**Charts and diagrams as code**:
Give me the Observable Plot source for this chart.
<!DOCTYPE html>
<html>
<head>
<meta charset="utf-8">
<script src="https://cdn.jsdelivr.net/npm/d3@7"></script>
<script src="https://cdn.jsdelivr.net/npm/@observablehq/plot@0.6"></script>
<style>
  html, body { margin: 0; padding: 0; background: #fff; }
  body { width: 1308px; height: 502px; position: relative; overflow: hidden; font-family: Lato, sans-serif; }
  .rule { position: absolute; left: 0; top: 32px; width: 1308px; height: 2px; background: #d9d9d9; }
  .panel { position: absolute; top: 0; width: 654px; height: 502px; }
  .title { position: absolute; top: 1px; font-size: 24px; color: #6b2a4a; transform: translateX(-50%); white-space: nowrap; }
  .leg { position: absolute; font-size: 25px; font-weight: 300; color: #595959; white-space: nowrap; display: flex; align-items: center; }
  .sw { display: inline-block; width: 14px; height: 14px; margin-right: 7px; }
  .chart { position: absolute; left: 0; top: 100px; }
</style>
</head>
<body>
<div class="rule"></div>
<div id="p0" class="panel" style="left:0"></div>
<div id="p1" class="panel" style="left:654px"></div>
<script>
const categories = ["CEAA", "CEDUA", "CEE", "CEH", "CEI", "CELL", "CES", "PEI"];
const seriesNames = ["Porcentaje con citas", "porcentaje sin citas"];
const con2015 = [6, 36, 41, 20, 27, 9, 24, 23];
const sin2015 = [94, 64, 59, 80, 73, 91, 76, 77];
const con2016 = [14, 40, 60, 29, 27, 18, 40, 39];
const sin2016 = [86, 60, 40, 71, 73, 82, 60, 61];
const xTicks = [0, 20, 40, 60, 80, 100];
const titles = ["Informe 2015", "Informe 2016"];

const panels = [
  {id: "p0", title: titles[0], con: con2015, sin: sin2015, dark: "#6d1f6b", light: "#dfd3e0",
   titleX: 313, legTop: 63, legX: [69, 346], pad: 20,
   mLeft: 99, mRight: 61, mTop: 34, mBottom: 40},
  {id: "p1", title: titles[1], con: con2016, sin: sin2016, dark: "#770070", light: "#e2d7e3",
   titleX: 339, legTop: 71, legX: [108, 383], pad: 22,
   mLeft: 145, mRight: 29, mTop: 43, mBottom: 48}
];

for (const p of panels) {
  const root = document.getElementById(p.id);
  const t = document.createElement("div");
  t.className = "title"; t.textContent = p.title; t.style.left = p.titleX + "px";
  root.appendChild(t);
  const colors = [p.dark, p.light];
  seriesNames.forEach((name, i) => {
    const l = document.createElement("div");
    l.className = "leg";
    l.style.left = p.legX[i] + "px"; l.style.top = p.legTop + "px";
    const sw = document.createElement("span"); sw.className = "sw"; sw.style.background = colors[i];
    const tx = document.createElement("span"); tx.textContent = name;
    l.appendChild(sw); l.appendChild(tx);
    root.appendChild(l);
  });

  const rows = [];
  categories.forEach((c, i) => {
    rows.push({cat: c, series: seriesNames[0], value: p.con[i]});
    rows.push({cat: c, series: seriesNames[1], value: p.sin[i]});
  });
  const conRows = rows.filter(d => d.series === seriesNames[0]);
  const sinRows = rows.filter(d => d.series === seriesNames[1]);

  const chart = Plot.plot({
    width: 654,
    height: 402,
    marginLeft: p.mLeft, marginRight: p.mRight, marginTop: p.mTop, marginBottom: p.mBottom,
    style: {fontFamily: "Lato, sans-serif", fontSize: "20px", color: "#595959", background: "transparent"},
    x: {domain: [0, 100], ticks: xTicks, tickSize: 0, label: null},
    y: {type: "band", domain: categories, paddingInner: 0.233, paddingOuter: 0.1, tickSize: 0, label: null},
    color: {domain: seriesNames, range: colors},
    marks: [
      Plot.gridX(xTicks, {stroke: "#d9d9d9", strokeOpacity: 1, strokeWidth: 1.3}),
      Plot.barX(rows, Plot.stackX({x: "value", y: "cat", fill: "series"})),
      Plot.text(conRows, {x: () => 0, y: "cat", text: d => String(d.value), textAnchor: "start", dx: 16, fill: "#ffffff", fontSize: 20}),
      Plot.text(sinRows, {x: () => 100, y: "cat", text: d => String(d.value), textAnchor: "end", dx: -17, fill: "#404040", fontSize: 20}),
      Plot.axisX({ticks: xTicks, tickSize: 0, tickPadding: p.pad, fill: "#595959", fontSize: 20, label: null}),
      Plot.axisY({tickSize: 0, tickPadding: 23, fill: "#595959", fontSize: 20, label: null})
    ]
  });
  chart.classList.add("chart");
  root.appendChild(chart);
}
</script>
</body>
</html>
* * *
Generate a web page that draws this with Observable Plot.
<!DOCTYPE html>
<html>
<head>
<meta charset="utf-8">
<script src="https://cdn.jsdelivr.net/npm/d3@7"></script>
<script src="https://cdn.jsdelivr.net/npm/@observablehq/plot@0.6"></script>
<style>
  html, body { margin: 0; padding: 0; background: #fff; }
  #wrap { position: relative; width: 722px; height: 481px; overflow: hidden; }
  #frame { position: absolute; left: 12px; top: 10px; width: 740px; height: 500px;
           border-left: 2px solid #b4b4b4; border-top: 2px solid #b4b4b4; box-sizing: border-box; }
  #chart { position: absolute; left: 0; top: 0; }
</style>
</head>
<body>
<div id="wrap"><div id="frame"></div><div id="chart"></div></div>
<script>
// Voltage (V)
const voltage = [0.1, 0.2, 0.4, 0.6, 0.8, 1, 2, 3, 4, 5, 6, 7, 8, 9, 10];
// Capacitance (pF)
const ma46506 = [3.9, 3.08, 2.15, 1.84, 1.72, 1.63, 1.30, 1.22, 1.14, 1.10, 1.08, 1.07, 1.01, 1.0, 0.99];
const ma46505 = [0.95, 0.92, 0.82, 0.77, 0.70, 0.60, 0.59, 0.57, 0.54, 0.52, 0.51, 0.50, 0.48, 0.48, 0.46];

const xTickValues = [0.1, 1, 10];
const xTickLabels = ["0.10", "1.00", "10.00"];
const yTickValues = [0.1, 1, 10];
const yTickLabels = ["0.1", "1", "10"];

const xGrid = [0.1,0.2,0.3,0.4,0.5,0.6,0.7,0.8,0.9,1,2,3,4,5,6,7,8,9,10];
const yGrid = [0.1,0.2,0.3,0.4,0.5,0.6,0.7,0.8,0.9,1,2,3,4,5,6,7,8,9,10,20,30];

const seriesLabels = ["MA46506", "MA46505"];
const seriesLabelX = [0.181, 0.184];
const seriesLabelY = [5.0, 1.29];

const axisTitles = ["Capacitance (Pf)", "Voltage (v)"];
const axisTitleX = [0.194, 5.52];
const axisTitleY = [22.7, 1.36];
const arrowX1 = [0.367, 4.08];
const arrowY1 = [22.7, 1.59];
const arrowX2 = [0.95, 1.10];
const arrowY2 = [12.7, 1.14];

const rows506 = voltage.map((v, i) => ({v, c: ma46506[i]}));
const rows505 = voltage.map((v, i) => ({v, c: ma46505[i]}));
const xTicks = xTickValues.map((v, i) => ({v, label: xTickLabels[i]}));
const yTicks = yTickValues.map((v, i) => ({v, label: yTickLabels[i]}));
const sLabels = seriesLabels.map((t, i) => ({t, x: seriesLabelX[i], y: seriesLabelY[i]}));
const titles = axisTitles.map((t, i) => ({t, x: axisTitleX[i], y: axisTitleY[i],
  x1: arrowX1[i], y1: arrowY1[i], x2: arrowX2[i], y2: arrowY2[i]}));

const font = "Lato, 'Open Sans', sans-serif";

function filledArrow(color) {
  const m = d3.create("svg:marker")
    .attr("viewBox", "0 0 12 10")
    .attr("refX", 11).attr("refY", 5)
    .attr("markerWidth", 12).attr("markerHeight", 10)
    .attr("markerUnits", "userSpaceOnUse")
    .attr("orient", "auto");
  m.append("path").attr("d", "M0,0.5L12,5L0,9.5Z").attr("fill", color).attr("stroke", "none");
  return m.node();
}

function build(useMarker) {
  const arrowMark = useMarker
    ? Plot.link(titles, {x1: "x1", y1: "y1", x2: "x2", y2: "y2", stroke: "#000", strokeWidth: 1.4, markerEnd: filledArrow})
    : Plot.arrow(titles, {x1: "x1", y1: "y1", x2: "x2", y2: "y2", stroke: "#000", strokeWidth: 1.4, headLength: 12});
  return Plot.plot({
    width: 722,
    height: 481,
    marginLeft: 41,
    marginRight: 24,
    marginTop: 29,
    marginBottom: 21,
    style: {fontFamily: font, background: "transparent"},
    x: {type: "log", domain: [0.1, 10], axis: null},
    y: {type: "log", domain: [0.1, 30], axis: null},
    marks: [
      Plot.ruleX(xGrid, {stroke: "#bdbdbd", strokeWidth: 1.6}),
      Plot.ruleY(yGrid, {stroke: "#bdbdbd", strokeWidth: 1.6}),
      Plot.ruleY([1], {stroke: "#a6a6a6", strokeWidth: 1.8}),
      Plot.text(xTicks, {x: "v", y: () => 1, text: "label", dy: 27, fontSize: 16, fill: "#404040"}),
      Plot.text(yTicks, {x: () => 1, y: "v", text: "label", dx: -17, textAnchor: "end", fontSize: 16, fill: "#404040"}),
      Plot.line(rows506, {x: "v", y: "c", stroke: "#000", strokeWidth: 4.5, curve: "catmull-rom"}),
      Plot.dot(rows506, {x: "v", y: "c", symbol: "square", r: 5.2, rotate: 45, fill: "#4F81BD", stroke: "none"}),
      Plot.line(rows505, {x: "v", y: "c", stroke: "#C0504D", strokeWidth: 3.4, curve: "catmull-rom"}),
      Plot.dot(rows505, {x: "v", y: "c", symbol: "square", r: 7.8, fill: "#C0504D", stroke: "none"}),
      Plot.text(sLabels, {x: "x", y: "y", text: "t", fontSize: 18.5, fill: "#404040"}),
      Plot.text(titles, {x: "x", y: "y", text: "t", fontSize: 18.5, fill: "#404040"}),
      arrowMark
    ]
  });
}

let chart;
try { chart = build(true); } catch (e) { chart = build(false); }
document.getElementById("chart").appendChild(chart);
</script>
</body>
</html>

**Given problem**: Return only the number of lines in the data above that include the word "this".

**Answer to the task**: 2